The languages will be taken from the beginning of the
filenames, which thus must start with
"enwiki"/"dewiki"/... for english/german/... !
(default: )
-v, --verbosity
-T, --template Include all templates. (default: False)
These filtered results can then be used to quickly extract small bz2-files via "find_most_common_formula.py" for all languages containing the titles (corresponding to the given QIDs) together with all formulae from said pages, see "Dumps filtered for tags/filtered 100 QIDs/filtered titles and formulae". These are then automatically used to find the most common formula from a page across its different languages, see "terminal output.txt". Use as follows:
usage: find_most_common_formula.py [-h] [-f [FILE [FILE ...]]] [-s SIZE]
[-d DIR] [-Q QID_FILE] [-t TAGS] [-v] [-T]
Extract all formulae (defined as having a formula_indicator) from the
wikipages that contain the titles corresponding to the given QIDs(loaded via
"-Q"), in all specified languages(corresponding to the beginning of the
bz2-filenames, e.g. "enwiki....bz2").
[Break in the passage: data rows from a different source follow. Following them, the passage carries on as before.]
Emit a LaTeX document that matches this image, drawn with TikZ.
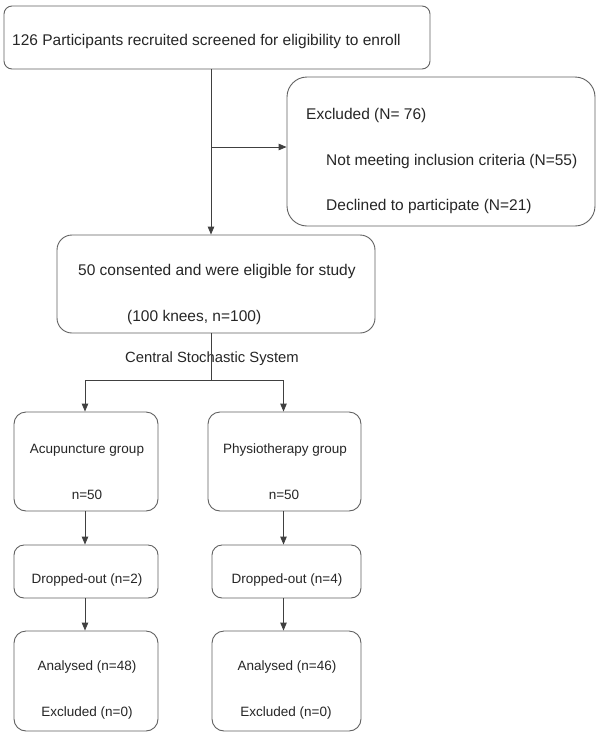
\documentclass[tikz,border=0pt]{standalone}
\usepackage{fontspec}
\setmainfont{Liberation Sans}
\usetikzlibrary{arrows.meta,calc}
\begin{document}
\begin{tikzpicture}[x=1pt,y=-1pt,
  box/.style={draw=black!62, line width=0.9pt, rounded corners=#1, inner sep=0pt},
  box/.default=10pt,
  big/.style={font=\fontsize{15.5}{18}\selectfont, text=black!85, inner sep=0pt},
  small/.style={font=\fontsize{13.5}{16}\selectfont, text=black!85, inner sep=0pt},
  conn/.style={draw=black!75, line width=0.9pt},
  arr/.style={conn, -{Triangle[length=8pt,width=6.5pt]}}]
\useasboundingbox (0,0) rectangle (600,737);
\fill[white] (0,0) rectangle (600,737);

% boxes
\node[box=8pt, minimum width=426pt, minimum height=63pt] (top) at (217,37.5) {};
\node[box=20pt, minimum width=308pt, minimum height=149pt] (excl) at (441,151.5) {};
\node[box=15pt, minimum width=318pt, minimum height=98pt] (mid) at (216,284) {};
\node[box=12pt, minimum width=144pt, minimum height=99pt] (acup) at (86,461.5) {};
\node[box=12pt, minimum width=153pt, minimum height=99pt] (phys) at (284.5,461.5) {};
\node[box=10pt, minimum width=144pt, minimum height=53pt] (dropL) at (86,571.5) {};
\node[box=10pt, minimum width=149pt, minimum height=53pt] (dropR) at (286.5,571.5) {};
\node[box=12pt, minimum width=144pt, minimum height=100pt] (anaL) at (86,681) {};
\node[box=12pt, minimum width=149pt, minimum height=100pt] (anaR) at (286.5,681) {};

% texts
\node[big, anchor=base west] (ttop) at (12,45) {126 Participants recruited screened for eligibility to enroll};
\node[big, anchor=base west] (tex1) at (306,119) {Excluded (N= 76)};
\node[big, anchor=base west] (tex2) at (326,165) {Not meeting inclusion criteria (N=55)};
\node[big, anchor=base west] (tex3) at (326,210) {Declined to participate (N=21)};
\node[big, anchor=base west] (tmid1) at (78,275) {50 consented and were eligible for study};
\node[big, anchor=base west] (tmid2) at (127,321) {(100 knees, n=100)};
\node[small, font=\fontsize{14.8}{17}\selectfont, anchor=base] (tcss) at (212,362) {Central Stochastic System};
\node[small, anchor=base] (tac1) at (87,453) {Acupuncture group};
\node[small, anchor=base] (tac2) at (87,499) {n=50};
\node[small, anchor=base] (tph1) at (285,453) {Physiotherapy group};
\node[small, anchor=base] (tph2) at (284,499) {n=50};
\node[small, anchor=base] (tdl) at (87,583) {Dropped-out (n=2)};
\node[small, anchor=base] (tdr) at (287,583) {Dropped-out (n=4)};
\node[small, anchor=base] (tal1) at (87,670) {Analysed (n=48)};
\node[small, anchor=base] (tal2) at (87,716) {Excluded (n=0)};
\node[small, anchor=base] (tar1) at (287,670) {Analysed (n=46)};
\node[small, anchor=base] (tar2) at (286,716) {Excluded (n=0)};

% connectors
\coordinate (spine) at (211,0);
\coordinate (exarrow) at (211,147);
\coordinate (split) at (211,380);
\coordinate (lx) at (85,0);
\coordinate (rx) at (283.5,0);

\draw[arr] (top.south -| spine) -- (mid.north -| spine);
\draw[arr] (exarrow) -- (exarrow -| excl.west);
\draw[conn] (mid.south -| spine) -- (split);
\draw[conn] (split -| lx) -- (split -| rx);
\draw[arr] (split -| lx) -- (acup.north -| lx);
\draw[arr] (split -| rx) -- (phys.north -| rx);
\draw[arr] (acup.south -| lx) -- (dropL.north -| lx);
\draw[arr] (phys.south -| rx) -- (dropR.north -| rx);
\draw[arr] (dropL.south -| lx) -- (anaL.north -| lx);
\draw[arr] (dropR.south -| rx) -- (anaR.north -| rx);
\end{tikzpicture}
\end{document}
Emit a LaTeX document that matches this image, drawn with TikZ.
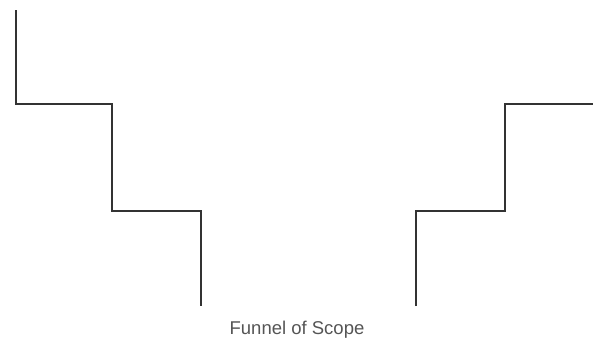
\documentclass[tikz,border=0pt]{standalone}
\usepackage{fontspec}
\setmainfont{Liberation Sans}
\definecolor{linec}{HTML}{333333}
\definecolor{textc}{HTML}{555555}
\tikzset{stair/.style={draw=linec, line width=1.6pt, line join=miter}}
\begin{document}
\begin{tikzpicture}[x=1pt,y=-1pt]
\useasboundingbox (0,0) rectangle (593,341);
\coordinate (l0) at (16,10);
\coordinate (l1) at (16,104);
\coordinate (l2) at (112,104);
\coordinate (l3) at (112,211);
\coordinate (l4) at (201,211);
\coordinate (l5) at (201,306);
\coordinate (r0) at (416,306);
\coordinate (r1) at (416,211);
\coordinate (r2) at (505,211);
\coordinate (r3) at (505,104);
\coordinate (r4) at (593,104);
\draw[stair] (l0) -- (l1) -- (l2) -- (l3) -- (l4) -- (l5);
\draw[stair] (r0) -- (r1) -- (r2) -- (r3) -- (r4);
\node[text=textc, font=\fontsize{18.5}{22}\selectfont, anchor=base] (cap) at (297,334) {Funnel of Scope};
\end{tikzpicture}
\end{document}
Afterwards extracts the most common
formula for a wikipedia page (in all languages specified). Formulae occuring
multiple times for a wikipedia page(in a single language) are counted only
once!
optional arguments:
-h, --help show this help message and exit
-f [FILE [FILE ...]], --filename [FILE [FILE ...]]
The bz2-file(s) to be filtered. Default: Use all
bz2-files in current folder. (default: )
-s SIZE, --splitsize SIZE
The number of pages contained in each split. (default:
1000000)
-d DIR, --outputdir DIR
The output directory name. (default: wout)
-Q QID_FILE, --QID_file QID_FILE
QID-file, containing one QID (e.g. "Q1234") in each
line(other lines without QIDs can be mixed in). They
will be translated to the titles in their respective
languages and "<title>SOME_TITLE</title>" will be used
as keywords. The languages will be taken from the
beginning of the filenames, which thus must start with
"enwiki"/"dewiki"/... for english/german/... !
"enwikibooks", "enwikiquote" etc. are not allowed!!!
(default: )
-t TAGS, --tagname TAGS
Comma separated string of the tag names to search for;
no spaces allowed. (default: math,ce,chem,math chem)
-v, --verbosity
-T, --template include all templates (default: False)
To use both "wikiFilter.py" as well as "find_most_common_formula.py", they need to be in the same folder as the bz2-input-files you are using them for.
To use other languages, download the original, big dumps via the links given in "links to dumps.txt" and use "wikiFilter.py" to get the filtered dumps as in "Dumps filtered for tags". Due to the maximum file size on GitHub, the filtered results for multiple languages are not uploaded to "Dumps filtered for tags", but the further filtered results are included in "Dumps filtered for tags/filtered 100 QIDs".
In the folder "miscellaneous", files useful during the development of the project are included for the sake of completeness.